A diet designed for resilience should be rich in foods that promote a healthy immune system, and luckily, there is no shortage of tasty ingredients that meet this requirement. Citrus fruits, poultry, fish, broccoli, bell peppers, spinach, garlic, ginger, and nuts are all excellent ingredients to incorporate into your meals. With such a wide variety to choose from, a pro-resilience diet can be compatible with any palate.
There are also plenty of options to choose from when it comes to exercise. The specific workout routine you do doesn’t matter; what’s important is simply that you move your body regularly to keep it strong and flexible. If you’re looking for a place to start, try attending our upcoming virtual events focusing on balance and posture, the Feldenkrais Method, and balancing the Anahata chakra.
Keep Your Brain Sharp
As we will discuss in our January 19 Ask Anything Hour: Learn Ways How to Boost Your Psychological Resilience, a healthy brain is essential for resilience. A bit of good news is that staying physically active benefits the mind in addition to the body, so by working out, you’re already taking steps to improve your cognitive function.
Some other activities that can help strengthen your brain include arts and crafts, writing in a journal, playing a musical instrument, listening to music, studying a new language, and playing the brain games on our website. Anything that keeps you mentally engaged promotes a savvy brain for strong resilience.
Find Sources of Inspiration
While a fit body and keen mind significantly improve resilience, these traits alone are not enough to bounce back from hardship. It’s challenging to find the motivation to keep moving forward in the face of adversity without willpower. Therefore, it can be said that inspiration is the most vital ingredient for resilience.

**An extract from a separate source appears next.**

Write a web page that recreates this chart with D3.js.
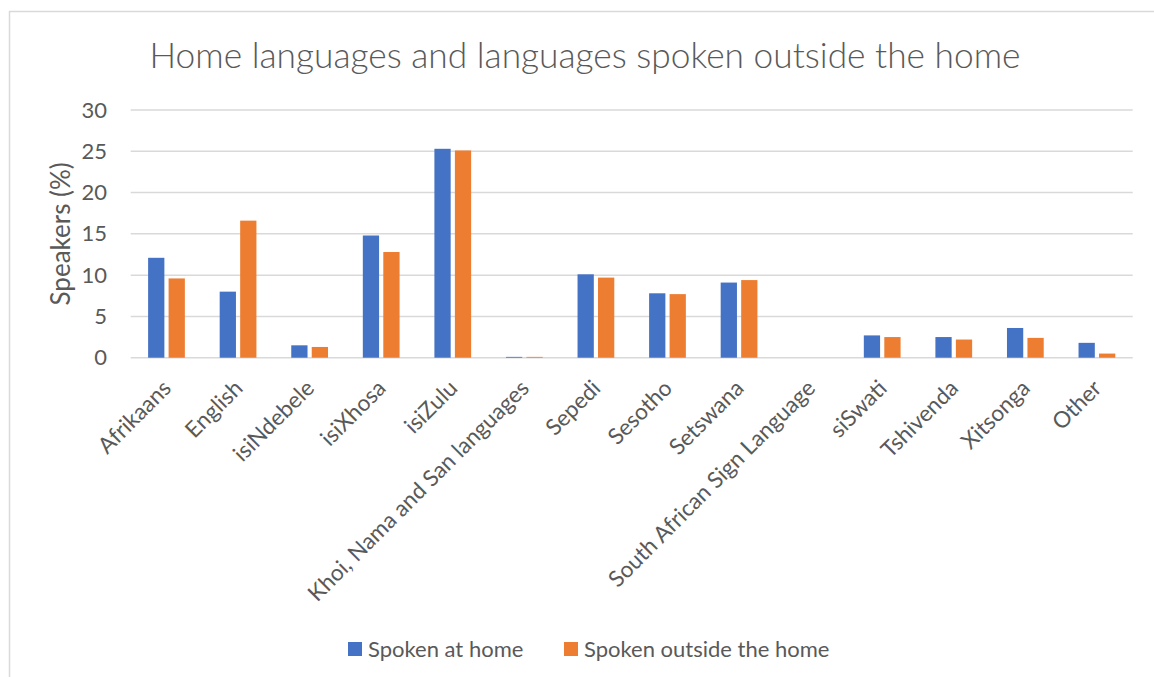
<!DOCTYPE html>
<html>
<head>
<meta charset="utf-8">
<script src="https://cdn.jsdelivr.net/npm/d3@7"></script>
<style>
  html, body { margin: 0; padding: 0; background: #fff; }
  svg { display: block; }
  text { font-family: Lato, "Open Sans", sans-serif; fill: #595959; }
</style>
</head>
<body>
<svg id="chart" width="1154" height="677"></svg>
<script>
// Languages shown along the category axis
const categories = [
  "Afrikaans", "English", "isiNdebele", "isiXhosa", "isiZulu",
  "Khoi, Nama and San languages", "Sepedi", "Sesotho", "Setswana",
  "South African Sign Language", "siSwati", "Tshivenda", "Xitsonga", "Other"
];
// Share of speakers (%) per language
const spokenAtHome      = [12.1, 8.0, 1.5, 14.8, 25.3, 0.1, 10.1, 7.8, 9.1, 0, 2.7, 2.5, 3.6, 1.8];
const spokenOutsideHome = [9.6, 16.6, 1.3, 12.8, 25.1, 0.1, 9.7, 7.7, 9.4, 0, 2.5, 2.2, 2.4, 0.5];
const seriesNames = ["Spoken at home", "Spoken outside the home"];
const seriesColors = ["#4472C4", "#ED7D31"];
const yTicks = [0, 5, 10, 15, 20, 25, 30];

const chartTitle = "Home languages and languages spoken outside the home";
const yTitle = "Speakers (%)";

const svg = d3.select("#chart");

// outer chart frame
svg.append("rect")
  .attr("x", 9.5).attr("y", 11.5)
  .attr("width", 1160).attr("height", 700)
  .attr("fill", "#fff").attr("stroke", "#d9d9d9").attr("stroke-width", 1.5);

const plot = { left: 130.7, right: 1132.7, top: 110, bottom: 357.7 };

const x0 = d3.scaleBand().domain(categories).range([plot.left, plot.right]).padding(0);
const x1 = d3.scaleBand().domain(seriesNames).range([0, x0.bandwidth()])
  .paddingInner(0.206).paddingOuter(0.85);
const y = d3.scaleLinear().domain([0, 30]).range([plot.bottom, plot.top]);

// horizontal gridlines
svg.append("g").selectAll("line").data(yTicks).join("line")
  .attr("x1", plot.left).attr("x2", plot.right)
  .attr("y1", d => y(d)).attr("y2", d => y(d))
  .attr("stroke", "#d9d9d9").attr("stroke-width", 1.5);

// y axis labels
const yAxis = d3.axisLeft(y).tickValues(yTicks).tickSize(0).tickPadding(0);
const gy = svg.append("g").attr("transform", "translate(107,0)").call(yAxis);
gy.select(".domain").remove();
gy.selectAll("text")
  .style("font-family", "Lato, sans-serif").style("font-size", "22px")
  .attr("fill", "#595959");

// y axis title
svg.append("text")
  .attr("transform", `translate(70,${(plot.top + plot.bottom) / 2}) rotate(-90)`)
  .attr("text-anchor", "middle")
  .style("font-size", "26px")
  .text(yTitle);

// bars
const rows = categories.map((c, i) => ({ c, vals: [spokenAtHome[i], spokenOutsideHome[i]] }));
const groups = svg.append("g").selectAll("g").data(rows).join("g")
  .attr("transform", d => `translate(${x0(d.c)},0)`);
groups.selectAll("rect")
  .data(d => d.vals.map((v, k) => ({ v, k })))
  .join("rect")
  .attr("x", d => x1(seriesNames[d.k]))
  .attr("width", x1.bandwidth())
  .attr("y", d => y(d.v))
  .attr("height", d => y(0) - y(d.v))
  .attr("fill", d => seriesColors[d.k]);

// category labels, rotated
const xAxis = d3.axisBottom(x0).tickSize(0).tickPadding(0);
const gx = svg.append("g").attr("transform", `translate(0,${plot.bottom})`).call(xAxis);
gx.select(".domain").remove();
gx.selectAll("text")
  .style("font-family", "Lato, sans-serif").style("font-size", "22.5px")
  .attr("fill", "#595959")
  .attr("text-anchor", "end")
  .attr("dy", null).attr("y", null)
  .attr("transform", "translate(6,32) rotate(-45)");

// title
svg.append("text")
  .attr("x", 585).attr("y", 68)
  .attr("text-anchor", "middle")
  .style("font-size", "35.3px").style("font-weight", 300)
  .text(chartTitle);

// legend
const legend = svg.append("g");
const legendX = [348, 564];
seriesNames.forEach((name, k) => {
  legend.append("rect")
    .attr("x", legendX[k]).attr("y", 642)
    .attr("width", 14).attr("height", 14)
    .attr("fill", seriesColors[k]);
  legend.append("text")
    .attr("x", legendX[k] + 20).attr("y", 657)
    .style("font-size", "22px")
    .text(name);
});
</script>
</body>
</html>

Sometimes inspiration takes the form of a greater sense of purpose: We want to live long lives for the sake of those who rely on us. Resilience means we can be there for our partners, children, grandchildren, pets, neighbors, friends, and everyone else whose lives are brightened by having us in them. Employment and volunteer work can also serve as powerful sources of resilience, as they make us feel as though we are making a difference worth fighting for.
Of course, inspiration doesn’t only come from what we give to the world; what we take away is equally important. Having a hobby you’re passionate about—whether it’s something you like to do alone or with others—gives you a reason to get out of bed in the morning, and that works wonders for your resilience. In addition to continuing to enjoy the activities you already know and love, consider expanding your horizons by attending one of the virtual events listed on our calendar or watching a video of one of our previous events.
Although the practices described above all contribute to a lifetime of resilience, a harsh truth needs to be addressed: No matter how healthy and resilient you may be, your body and mind aren’t the same as they were in your younger years. Achieving true resilience means making peace with this fact and thinking realistically.
The world around us is changing every day, and so are you, but those changes aren’t necessarily bad. As the old adage goes, when one door closes, another door opens. Accepting change as a natural and beautiful part of life enables you to become a more resilient person who can adapt to whatever challenges life throws your way.